For his part, Anelka has told a French daily that while he admits confronting Domenech during the notorious half-time break, he didn’t use the obscenities l’Equipe reported. That might be more convincing if either Escalettes or Evra included that detail in confirming the altercation. Either way, the now obvious inability to recognize a problem, deal with it logically and openly, and insist on group thinking, team play, and advancing the collective interest above all else that has made Team France into such a horrid, warped, and self-destructive squad needs radical treatment. As soon as the final whistle in France’s last game is over, Domenech’s reign ends with it—opening the door for former 1998 World Champion Laurent Blanc to take over. But for Blanc to turn things around, two important steps will have to be made.

First, the entire direction of the FFF responsible for Domenech being at the helm in the first place has to go.
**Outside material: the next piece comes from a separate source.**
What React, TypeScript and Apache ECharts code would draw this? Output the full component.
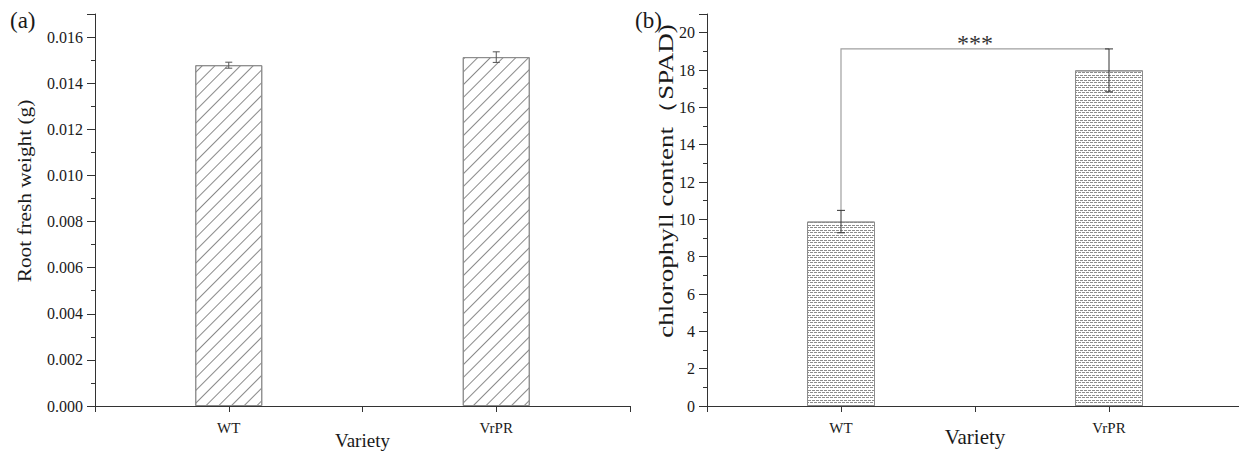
import React, { useEffect, useRef } from 'react';
import * as echarts from 'echarts';

const categories = ['WT', 'VrPR'];
const rootWeight = [0.01478, 0.01513];
const rootWeightErr = [0.00013, 0.00023];
const chlorophyll = [9.88, 17.98];
const chlorophyllErr = [0.6, 1.15];
const significance = '***';
const bracketLevel = 19.13;
const rootAxisMax = 0.017;
const rootAxisInterval = 0.002;
const chlAxisMax = 21;
const chlAxisInterval = 2;
const rootAxisName = 'Root fresh weight (g)';
const chlAxisName = 'chlorophyll content（SPAD)';
const xAxisName = 'Variety';

const FONT = '"Liberation Serif", "Times New Roman", serif';
const AXIS_COLOR = '#333';
const TEXT_COLOR = '#1a1a1a';

const xPos = categories.map((_, i) => 2 * i + 1);

const errorRender = (color: string, cap: number) => (params: any, api: any) => {
  const x = api.value(0);
  const lo = api.coord([x, api.value(1)]);
  const hi = api.coord([x, api.value(2)]);
  const style = { stroke: color, lineWidth: 1 };
  return {
    type: 'group',
    children: [
      { type: 'line', shape: { x1: lo[0], y1: lo[1], x2: hi[0], y2: hi[1] }, style },
      { type: 'line', shape: { x1: hi[0] - cap, y1: hi[1], x2: hi[0] + cap, y2: hi[1] }, style },
      { type: 'line', shape: { x1: lo[0] - cap, y1: lo[1], x2: lo[0] + cap, y2: lo[1] }, style },
    ],
  };
};

const bracketRender = (params: any, api: any) => {
  const x0 = api.value(0);
  const x1 = api.value(1);
  const lvl = api.value(4);
  const a = api.coord([x0, api.value(2)]);
  const b = api.coord([x0, lvl]);
  const c = api.coord([x1, lvl]);
  const d = api.coord([x1, api.value(3)]);
  const mid = api.coord([(x0 + x1) / 2, lvl]);
  return {
    type: 'group',
    children: [
      {
        type: 'polyline',
        shape: { points: [a, b, c, d] },
        style: { stroke: '#a0a0a0', fill: 'none', lineWidth: 1.2 },
      },
      {
        type: 'text',
        x: mid[0],
        y: mid[1] - 6,
        style: {
          text: significance,
          textAlign: 'center',
          textVerticalAlign: 'middle',
          fontSize: 24,
          fontFamily: FONT,
          fill: '#333',
        },
      },
    ],
  };
};

const makeXAxis = (gridIndex: number, nameSize: number, nameGap: number) => ({
  type: 'value',
  gridIndex,
  min: 0,
  max: 4,
  interval: 1,
  axisLine: { show: true, lineStyle: { color: AXIS_COLOR, width: 1 } },
  axisTick: { show: true, length: 6, lineStyle: { color: AXIS_COLOR } },
  splitLine: { show: false },
  axisLabel: {
    margin: 14,
    fontFamily: FONT,
    fontSize: 15,
    color: TEXT_COLOR,
    formatter: (v: number) => {
      const i = xPos.indexOf(v);
      return i >= 0 ? categories[i] : '';
    },
  },
  name: xAxisName,
  nameLocation: 'middle',
  nameGap,
  nameMoveOverlap: false,
  nameTextStyle: { fontFamily: FONT, fontSize: nameSize, color: TEXT_COLOR },
});

const makeYAxis = (gridIndex: number, max: number, interval: number, digits: number) => ({
  type: 'value',
  gridIndex,
  min: 0,
  max,
  interval,
  axisLine: { show: true, lineStyle: { color: AXIS_COLOR, width: 1 } },
  axisTick: { show: true, length: 8, lineStyle: { color: AXIS_COLOR } },
  minorTick: { show: true, splitNumber: 2, length: 4, lineStyle: { color: AXIS_COLOR } },
  splitLine: { show: false },
  axisLabel: {
    margin: 12,
    fontFamily: FONT,
    fontSize: 16,
    color: TEXT_COLOR,
    showMaxLabel: false,
    formatter: (v: number) => v.toFixed(digits),
  },
});

export default function App() {
  const ref = useRef<HTMLDivElement>(null);
  useEffect(() => {
    if (!ref.current) return;
    const chart = echarts.init(ref.current, undefined, { renderer: 'svg' });
    const option: any = {
      animation: false,
      backgroundColor: '#fff',
      title: [
        { text: '(a)', left: 10, top: 9, padding: 0, textStyle: { fontFamily: FONT, fontSize: 23, fontWeight: 'normal', color: TEXT_COLOR } },
        { text: '(b)', left: 635, top: 9, padding: 0, textStyle: { fontFamily: FONT, fontSize: 23, fontWeight: 'normal', color: TEXT_COLOR } },
      ],
      graphic: [
        {
          type: 'text',
          x: 24,
          y: 191,
          rotation: Math.PI / 2,
          scaleX: 1.12,
          style: {
            text: rootAxisName,
            textAlign: 'center',
            textVerticalAlign: 'middle',
            fontFamily: FONT,
            fontSize: 19,
            fill: TEXT_COLOR,
          },
        },
        {
          type: 'text',
          x: 666,
          y: 181,
          rotation: Math.PI / 2,
          scaleX: 1.35,
          style: {
            text: chlAxisName,
            textAlign: 'center',
            textVerticalAlign: 'middle',
            fontFamily: FONT,
            fontSize: 20,
            fill: TEXT_COLOR,
          },
        },
      ],
      grid: [
        { left: 95, top: 14, width: 535, height: 392, outerBoundsMode: 'none', containLabel: false },
        { left: 707, top: 14, width: 536, height: 392, outerBoundsMode: 'none', containLabel: false },
      ],
      xAxis: [makeXAxis(0, 19, 25), makeXAxis(1, 21, 20)],
      yAxis: [
        makeYAxis(0, rootAxisMax, rootAxisInterval, 3),
        makeYAxis(1, chlAxisMax, chlAxisInterval, 0),
      ],
      series: [
        {
          type: 'bar',
          xAxisIndex: 0,
          yAxisIndex: 0,
          barWidth: 67,
          data: xPos.map((x, i) => [x, rootWeight[i]]),
          itemStyle: {
            color: '#fff',
            borderColor: '#8c8c8c',
            borderWidth: 1,
            decal: {
              symbol: 'rect',
              symbolSize: 1,
              color: '#8a8a8a',
              dashArrayX: [1, 0],
              dashArrayY: [1, 8],
              rotation: -Math.PI / 4,
            },
          },
        },
        {
          type: 'custom',
          xAxisIndex: 0,
          yAxisIndex: 0,
          renderItem: errorRender('#555', 3.5),
          data: xPos.map((x, i) => [x, rootWeight[i] - rootWeightErr[i], rootWeight[i] + rootWeightErr[i]]),
          z: 5,
        },
        {
          type: 'bar',
          xAxisIndex: 1,
          yAxisIndex: 1,
          barWidth: 68,
          data: xPos.map((x, i) => [x, chlorophyll[i]]),
          itemStyle: {
            color: '#fff',
            borderColor: '#8c8c8c',
            borderWidth: 1,
            decal: {
              symbol: 'rect',
              symbolSize: 1,
              color: '#8c8c8c',
              dashArrayX: [[3, 1], [1, 1, 2, 0]],
              dashArrayY: [1, 1, 1, 2],
              rotation: 0,
            },
          },
        },
        {
          type: 'custom',
          xAxisIndex: 1,
          yAxisIndex: 1,
          renderItem: bracketRender,
          data: [[
            xPos[0],
            xPos[1],
            chlorophyll[0] + chlorophyllErr[0],
            chlorophyll[1] + chlorophyllErr[1],
            bracketLevel,
          ]],
          z: 4,
        },
        {
          type: 'custom',
          xAxisIndex: 1,
          yAxisIndex: 1,
          renderItem: errorRender('#333', 4),
          data: xPos.map((x, i) => [x, chlorophyll[i] - chlorophyllErr[i], chlorophyll[i] + chlorophyllErr[i]]),
          z: 5,
        },
      ],
    };
    chart.setOption(option);
    return () => chart.dispose();
  }, []);
  return (
    <div
      ref={ref}
      style={{ position: 'fixed', left: 0, top: 0, width: 1239, height: 451, background: '#fff' }}
    />
  );
}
Second, Blanc must write off the majority of players who came onto the French team under Domenech’s direction–and now share the kind of fungoid thinking both he and the FFF watched over—and start rebuilding from a clean sheet. The truth is, French football has become so corrupt from ethical laziness, lack of principle, and preference to always make the easiest move that it will never escape the downward spiral into ridicule we all now see unless a real revolution of thinking and individuals has taken place.